The operator of the crippled Fukushima nuclear plant on Friday offered the Japanese government a controlling stake in return for a huge cash injection that would prevent it going under, media reported.
Tokyo Electric Power (TEPCO) submitted a restructuring plan to the government that will allow for the defacto nationalisation of the company in return for a $12 billion payment, reports said.
The utility needs the money to pay the vast clean-up bills from the accident at Fukushima, when reactors were sent into meltdown after last year's tsunami struck.
It also faces colossal compensation claims from hundreds of thousands of people affected by the worst nuclear accident in a quarter of a century.
A company spokesman confirmed a plan to turn the company around had been submitted to the government, but refused to give details of its contents.
"This is an important step as we continue to swiftly and appropriately compensate people who have been affected (by the nuclear accident)," the spokesman told AFP, adding specifics would be revealed once the plan had been approved by government.
Local media said TEPCO has asked the government to inject one trillion yen ($12 billion) of capital, with the company offering a stake of up to two-thirds in return.
The firm will also seek permission from the government to raise household electricity rates by 10 percent from July, while vowing to make 3.3 trillion yen in cost savings over the next decade, Jiji Press said.
Trade and Industry Minister Yukio Edano, whose brief covers the nation's power industry, is expected to approve the restructuring plan in early May, local media reported.
The plant, which lies about 220 kilometres (135 miles) northeast of Tokyo, was hit by meltdowns and explosions triggered by Japan's massive earthquake and tsunami in March last year.
The government said last week that Kazuhiko Shimokobe, a 64-year-old lawyer, will become TEPCO's new chairman, adding that the personnel change will be endorsed at a shareholders' meeting scheduled for June.
The government hopes Shimokobe will take the lead in turning around the utility -- one of the world's largest -- as it compensates people and companies affected by the disaster and decommissions the four crippled reactors.
Radiation was scattered over a large area and made its way into the sea, air and food chain in the weeks and months after the disaster.
Tens of thousands of people were evacuated from their homes around the plant and swathes of the area remain badly polluted. The clean-up is proceeding slowly, amid warnings that some towns could be uninhabitable for three decades.
Last month TEPCO began the process of asking for a one-trillion-yen injection of public cash because of the company's "very serious financial condition", president Toshio Nishizawa told a news conference at the time.

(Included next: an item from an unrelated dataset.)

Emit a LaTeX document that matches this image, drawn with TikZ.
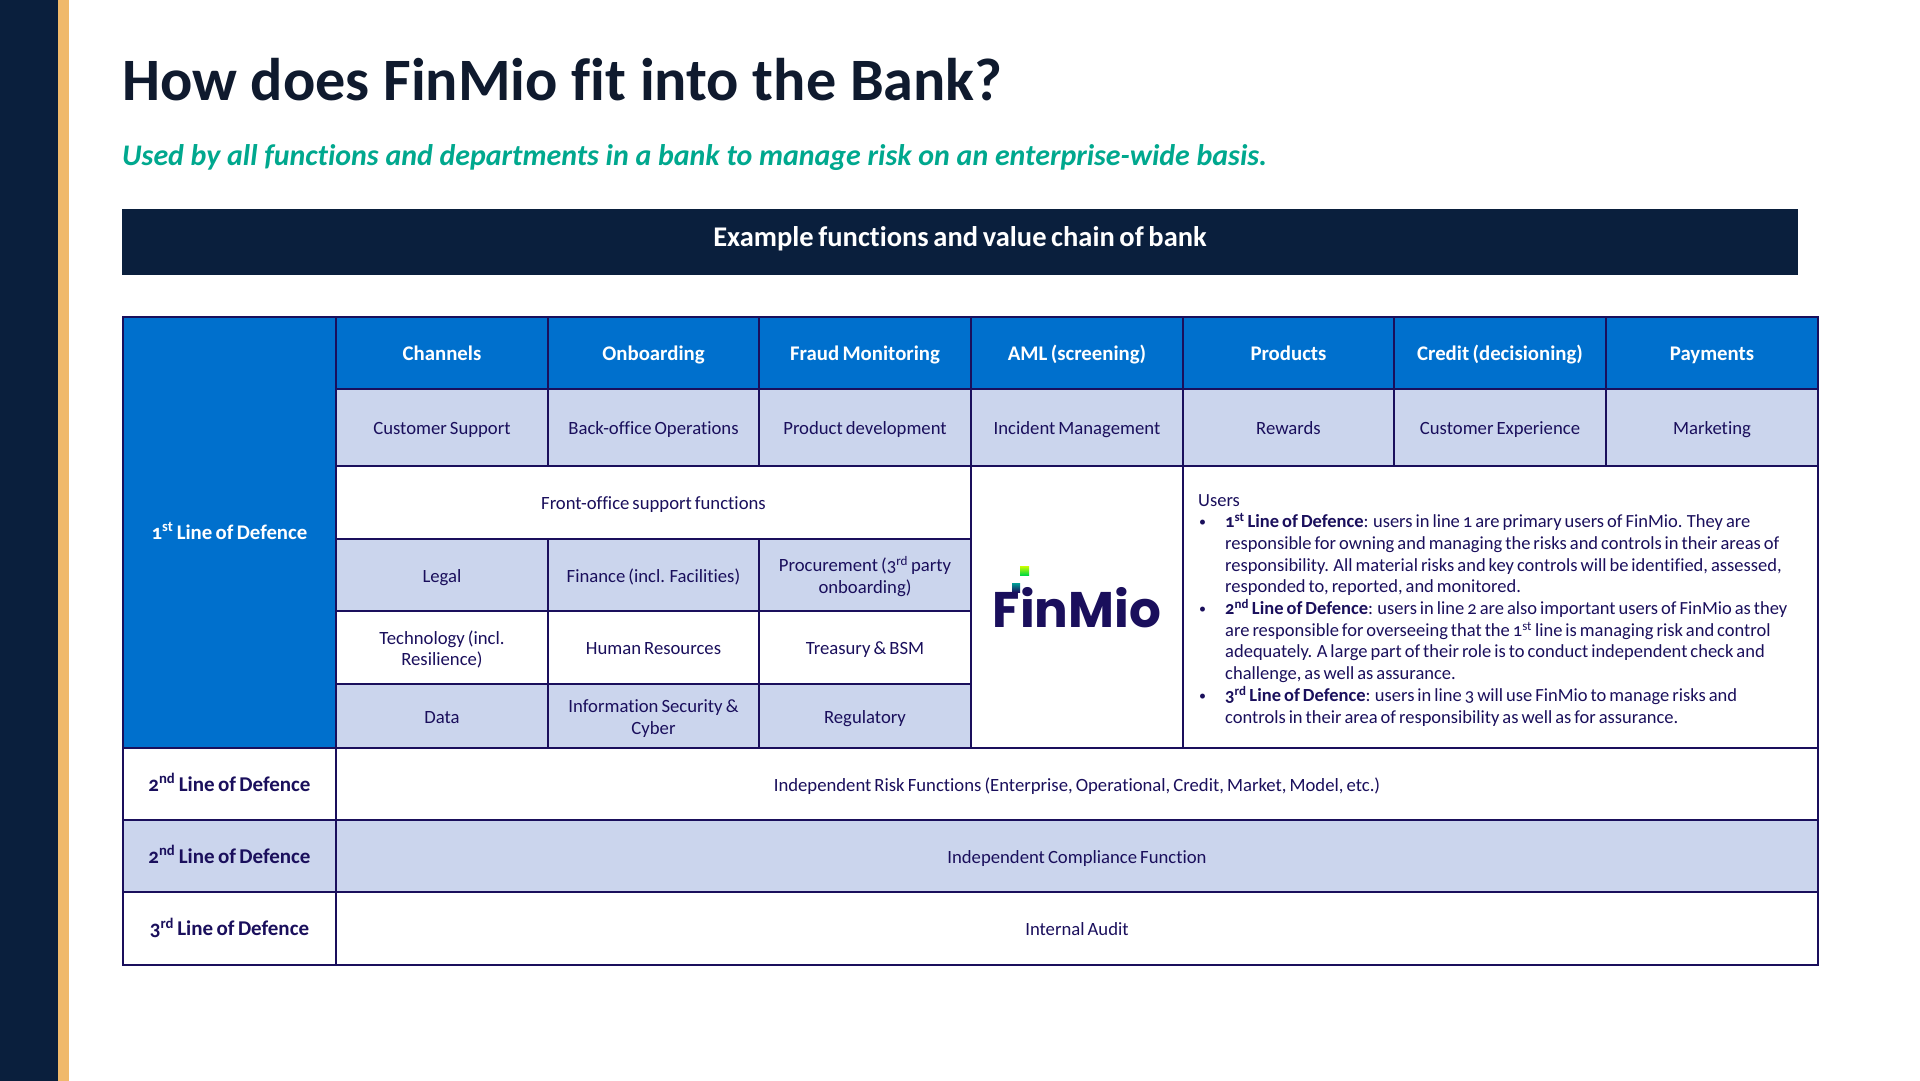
\documentclass[tikz,border=0pt]{standalone}
\usepackage{fontspec}
\setmainfont{Carlito}[Numbers=OldStyle,WordSpace=0.72,Ligatures=CommonOff]
\newfontfamily\ttlfont{Carlito}[Ligatures=CommonOff]
\newfontfamily\logofont{Poppins}
\definecolor{navy}{HTML}{0A1F3D}
\definecolor{gold}{HTML}{F0B96B}
\definecolor{ttl}{HTML}{0F1A2E}
\definecolor{teal2}{HTML}{00A88E}
\definecolor{blue2}{HTML}{0070CD}
\definecolor{light}{HTML}{CBD5ED}
\definecolor{ink}{HTML}{1A0F5C}
\newcommand{\sups}[1]{\textsuperscript{#1}}
\newcommand{\bull}{\makebox[27pt][l]{\hspace{1pt}\raisebox{1pt}{\fontsize{14}{14}\selectfont •}}}
\newcommand{\cellbox}[7]{% name, x1,y1,x2,y2, style, text
  \pgfmathsetmacro{\cw}{#4-#2}\pgfmathsetmacro{\ch}{#5-#3}
  \pgfmathsetmacro{\cx}{(#2+#4)/2}\pgfmathsetmacro{\cy}{(#3+#5)/2}
  \node[cellbase,#6,minimum width=\cw pt,minimum height=\ch pt,text width=\cw pt-6pt] (#1) at (\cx,\cy) {\rule{0pt}{21pt}#7\rule[-6.5pt]{0pt}{0pt}};}
\tikzset{
  x=1pt,y=-1pt,
  cellbase/.style={draw=ink,line width=2pt,inner sep=0pt,outer sep=0pt,align=flush center,font=\fontsize{18.7}{21.5}\selectfont,text=ink},
  headcell/.style={fill=blue2,text=white,font=\fontsize{20.8}{22}\selectfont\bfseries},
  lightcell/.style={fill=light},
  whitecell/.style={fill=white},
  linecell/.style={font=\fontsize{21}{22}\selectfont\bfseries},
}
\begin{document}
\begin{tikzpicture}
\useasboundingbox (0,0) rectangle (1920,1081);
\fill[white] (0,0) rectangle (1920,1081);
\fill[navy] (0,0) rectangle (58,1081);
\fill[gold] (58,0) rectangle (69,1081);
\node[anchor=base west,inner sep=0pt,text=ttl,font=\ttlfont\fontsize{60.2}{60}\selectfont\bfseries] (title) at (122,100) {How does FinMio fit into the Bank?};
\node[anchor=base west,inner sep=0pt,text=teal2,font=\ttlfont\fontsize{29.9}{30}\selectfont\bfseries\itshape] (sub) at (122,165.5) {Used by all functions and departments in a bank to manage risk on an enterprise-wide basis.};
\node[fill=navy,text=white,inner sep=0pt,minimum width=1675.5pt,minimum height=66pt,font=\fontsize{28.5}{30}\selectfont\bfseries] (bar) at (960,242) {\raisebox{11.5pt}{Example functions and value chain of bank}};
% left column
\cellbox{lineA}{123}{316.5}{336}{748}{headcell}{1\sups{st} Line of Defence}
% header row
\cellbox{h1}{336}{316.5}{548}{389}{headcell}{Channels}
\cellbox{h2}{548}{316.5}{759}{389}{headcell}{Onboarding}
\cellbox{h3}{759}{316.5}{971}{389}{headcell}{Fraud Monitoring}
\cellbox{h4}{971}{316.5}{1183}{389}{headcell}{AML (screening)}
\cellbox{h5}{1183}{316.5}{1394}{389}{headcell}{Products}
\cellbox{h6}{1394}{316.5}{1606}{389}{headcell}{Credit (decisioning)}
\cellbox{h7}{1606}{316.5}{1818}{389}{headcell}{Payments}
% second row
\cellbox{r1}{336}{389}{548}{466}{lightcell}{Customer Support}
\cellbox{r2}{548}{389}{759}{466}{lightcell}{Back-office Operations}
\cellbox{r3}{759}{389}{971}{466}{lightcell}{Product development}
\cellbox{r4}{971}{389}{1183}{466}{lightcell}{Incident Management}
\cellbox{r5}{1183}{389}{1394}{466}{lightcell}{Rewards}
\cellbox{r6}{1394}{389}{1606}{466}{lightcell}{Customer Experience}
\cellbox{r7}{1606}{389}{1818}{466}{lightcell}{Marketing}
% front office
\cellbox{fo}{336}{466}{971}{539}{whitecell}{Front-office support functions}
\cellbox{c1}{336}{539}{548}{611}{lightcell}{Legal}
\cellbox{c2}{548}{539}{759}{611}{lightcell}{Finance (incl. Facilities)}
\cellbox{c3}{759}{539}{971}{611}{lightcell}{Procurement (3\sups{rd} party\\onboarding)}
\cellbox{d1}{336}{611}{548}{684}{whitecell}{Technology (incl.\\Resilience)}
\cellbox{d2}{548}{611}{759}{684}{whitecell}{Human Resources}
\cellbox{d3}{759}{611}{971}{684}{whitecell}{Treasury \& BSM}
\cellbox{e1}{336}{684}{548}{748}{lightcell}{Data}
\cellbox{e2}{548}{684}{759}{748}{lightcell}{Information Security \&\\Cyber}
\cellbox{e3}{759}{684}{971}{748}{lightcell}{Regulatory}
% logo
\cellbox{logo}{971}{466}{1183}{748}{whitecell}{}
\node[anchor=base,inner sep=0pt,text=ink,font=\logofont\fontsize{50}{50}\selectfont\bfseries] (logotext) at (1077,627) {FinMio};
\shade[top color=teal2!85!blue2,bottom color=ink] (1012,583) rectangle (1020,592);
\shade[top color=yellow!80!green,bottom color=green!55!teal2] (1020,566) rectangle (1029,575);
% users
\cellbox{users}{1183}{466}{1818}{748}{whitecell}{}
\node[anchor=north west,inner sep=0pt,text width=625pt,align=flush left,text=ink,font=\fontsize{18.5}{21.7}\selectfont] (usertext) at (1198,494) {Users\\[0pt]
\begin{minipage}[t]{625pt}\leftskip=27pt\parindent=-27pt\rightskip=0pt plus 1fil\parfillskip=0pt plus 1fil
\bull\textbf{1\sups{st} Line of Defence}: users in line 1 are primary users of FinMio. They are\newline responsible for owning and managing the risks and controls in their areas of\newline responsibility. All material risks and key controls will be identified, assessed,\newline responded to, reported, and monitored.\par
\bull\textbf{2\sups{nd} Line of Defence}: users in line 2 are also important users of FinMio as they\newline are responsible for overseeing that the 1\sups{st} line is managing risk and control\newline adequately. A large part of their role is to conduct independent check and\newline challenge, as well as assurance.\par
\bull\textbf{3\sups{rd} Line of Defence}: users in line 3 will use FinMio to manage risks and\newline controls in their area of responsibility as well as for assurance.\par
\end{minipage}};
% lower rows
\cellbox{l2a}{123}{748}{336}{820}{whitecell,linecell}{2\sups{nd} Line of Defence}
\cellbox{t2a}{336}{748}{1818}{820}{whitecell}{Independent Risk Functions (Enterprise, Operational, Credit, Market, Model, etc.)}
\cellbox{l2b}{123}{820}{336}{892}{lightcell,linecell}{2\sups{nd} Line of Defence}
\cellbox{t2b}{336}{820}{1818}{892}{lightcell}{Independent Compliance Function}
\cellbox{l3}{123}{892}{336}{965}{whitecell,linecell}{3\sups{rd} Line of Defence}
\cellbox{t3}{336}{892}{1818}{965}{whitecell}{Internal Audit}
\end{tikzpicture}
\end{document}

The firm separately asked for an additional 846 billion yen in financial aid to pay ballooning compensation bills.
Nishizawa said at the time that he wanted to keep TEPCO as a private entity.
Edano, however, stood firm behind the idea that TEPCO had to come largely under government control and told the company to come up with an overhaul plan if it wanted the money.
If the fresh cash injections are approved, the total amount of taxpayers' money handed to TEPCO would add up to 3.5 trillion yen.